> **SUPPLIED MATERIAL**:
* Start *

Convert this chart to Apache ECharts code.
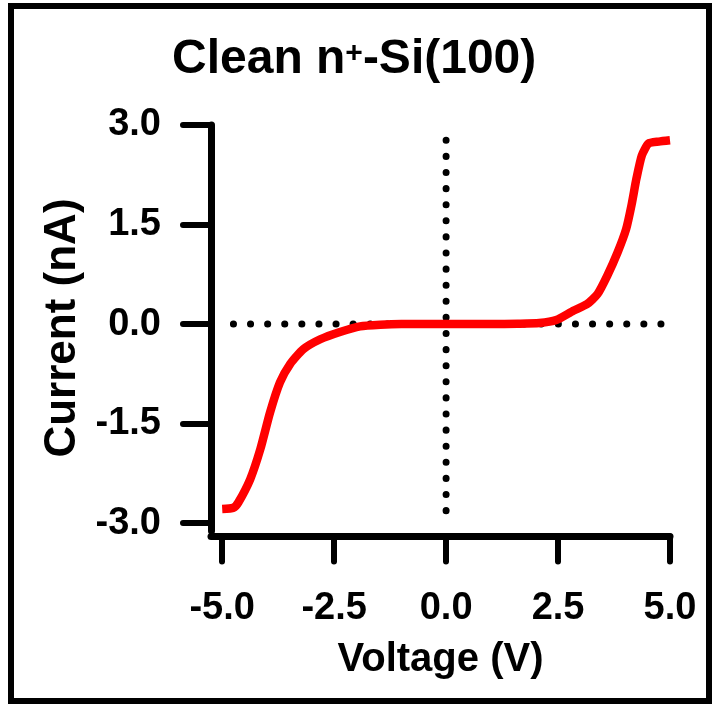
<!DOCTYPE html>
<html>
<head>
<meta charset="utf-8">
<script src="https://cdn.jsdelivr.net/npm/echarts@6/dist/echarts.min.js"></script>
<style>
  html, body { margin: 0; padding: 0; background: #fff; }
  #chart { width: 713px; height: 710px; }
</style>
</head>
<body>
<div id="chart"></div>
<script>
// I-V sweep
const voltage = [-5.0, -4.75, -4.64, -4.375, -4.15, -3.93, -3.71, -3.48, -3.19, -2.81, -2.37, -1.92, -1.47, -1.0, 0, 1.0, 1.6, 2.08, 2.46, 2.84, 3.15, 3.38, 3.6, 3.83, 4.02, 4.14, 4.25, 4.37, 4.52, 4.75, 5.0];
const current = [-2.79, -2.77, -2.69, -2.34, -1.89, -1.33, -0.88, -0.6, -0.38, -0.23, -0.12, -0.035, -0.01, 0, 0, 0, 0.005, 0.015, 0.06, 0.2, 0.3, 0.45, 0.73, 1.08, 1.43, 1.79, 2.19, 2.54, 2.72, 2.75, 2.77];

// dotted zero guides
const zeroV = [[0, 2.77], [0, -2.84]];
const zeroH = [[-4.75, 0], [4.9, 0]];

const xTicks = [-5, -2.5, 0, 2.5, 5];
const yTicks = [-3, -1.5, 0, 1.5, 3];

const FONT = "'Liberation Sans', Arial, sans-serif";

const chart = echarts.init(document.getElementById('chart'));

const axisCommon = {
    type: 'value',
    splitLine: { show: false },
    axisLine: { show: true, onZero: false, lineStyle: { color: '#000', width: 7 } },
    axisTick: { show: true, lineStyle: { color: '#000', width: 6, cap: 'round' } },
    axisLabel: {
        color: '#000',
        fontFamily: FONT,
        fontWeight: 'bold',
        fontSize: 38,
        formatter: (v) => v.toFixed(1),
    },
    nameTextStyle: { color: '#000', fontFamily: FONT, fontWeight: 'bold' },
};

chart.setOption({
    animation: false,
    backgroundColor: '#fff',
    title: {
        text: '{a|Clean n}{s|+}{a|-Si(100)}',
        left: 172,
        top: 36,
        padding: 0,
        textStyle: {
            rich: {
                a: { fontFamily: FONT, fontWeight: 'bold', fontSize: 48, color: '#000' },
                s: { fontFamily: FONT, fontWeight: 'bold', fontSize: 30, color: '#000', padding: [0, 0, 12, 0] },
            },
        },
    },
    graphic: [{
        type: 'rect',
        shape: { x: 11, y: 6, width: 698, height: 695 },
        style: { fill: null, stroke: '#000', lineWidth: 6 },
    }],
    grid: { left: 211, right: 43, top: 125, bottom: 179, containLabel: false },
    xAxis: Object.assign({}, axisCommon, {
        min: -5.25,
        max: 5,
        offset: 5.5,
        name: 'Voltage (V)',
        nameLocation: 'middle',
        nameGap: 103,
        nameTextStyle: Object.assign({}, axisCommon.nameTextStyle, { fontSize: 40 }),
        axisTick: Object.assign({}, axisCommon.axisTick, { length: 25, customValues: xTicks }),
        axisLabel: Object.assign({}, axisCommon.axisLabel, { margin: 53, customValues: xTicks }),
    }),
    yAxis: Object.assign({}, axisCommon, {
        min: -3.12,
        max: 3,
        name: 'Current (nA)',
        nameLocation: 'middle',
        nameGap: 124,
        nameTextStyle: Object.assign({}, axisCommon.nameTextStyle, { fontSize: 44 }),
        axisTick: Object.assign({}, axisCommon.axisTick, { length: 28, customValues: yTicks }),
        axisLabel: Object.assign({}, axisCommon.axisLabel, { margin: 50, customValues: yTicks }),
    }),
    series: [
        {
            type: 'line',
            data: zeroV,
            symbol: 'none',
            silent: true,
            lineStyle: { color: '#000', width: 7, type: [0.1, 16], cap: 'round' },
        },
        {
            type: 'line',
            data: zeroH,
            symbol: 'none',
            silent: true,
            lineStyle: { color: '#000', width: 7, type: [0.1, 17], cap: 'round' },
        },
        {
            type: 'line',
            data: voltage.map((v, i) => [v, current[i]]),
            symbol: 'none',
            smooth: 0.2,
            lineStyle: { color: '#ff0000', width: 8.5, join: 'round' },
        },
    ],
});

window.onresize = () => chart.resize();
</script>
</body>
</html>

* End *

> **EXERCISE REQUIREMENTS**: From the first line of the material down to the line containing "const chart = echarts.init(document.getElementById('chart'));", inclusive, return each line exactly, skipping any picture.

> **EXPECTED OUTPUT**:
Convert this chart to Apache ECharts code.
<!DOCTYPE html>
<html>
<head>
<meta charset="utf-8">
<script src="https://cdn.jsdelivr.net/npm/echarts@6/dist/echarts.min.js"></script>
<style>
  html, body { margin: 0; padding: 0; background: #fff; }
  #chart { width: 713px; height: 710px; }
</style>
</head>
<body>
<div id="chart"></div>
<script>
// I-V sweep
const voltage = [-5.0, -4.75, -4.64, -4.375, -4.15, -3.93, -3.71, -3.48, -3.19, -2.81, -2.37, -1.92, -1.47, -1.0, 0, 1.0, 1.6, 2.08, 2.46, 2.84, 3.15, 3.38, 3.6, 3.83, 4.02, 4.14, 4.25, 4.37, 4.52, 4.75, 5.0];
const current = [-2.79, -2.77, -2.69, -2.34, -1.89, -1.33, -0.88, -0.6, -0.38, -0.23, -0.12, -0.035, -0.01, 0, 0, 0, 0.005, 0.015, 0.06, 0.2, 0.3, 0.45, 0.73, 1.08, 1.43, 1.79, 2.19, 2.54, 2.72, 2.75, 2.77];

// dotted zero guides
const zeroV = [[0, 2.77], [0, -2.84]];
const zeroH = [[-4.75, 0], [4.9, 0]];

const xTicks = [-5, -2.5, 0, 2.5, 5];
const yTicks = [-3, -1.5, 0, 1.5, 3];

const FONT = "'Liberation Sans', Arial, sans-serif";

const chart = echarts.init(document.getElementById('chart'));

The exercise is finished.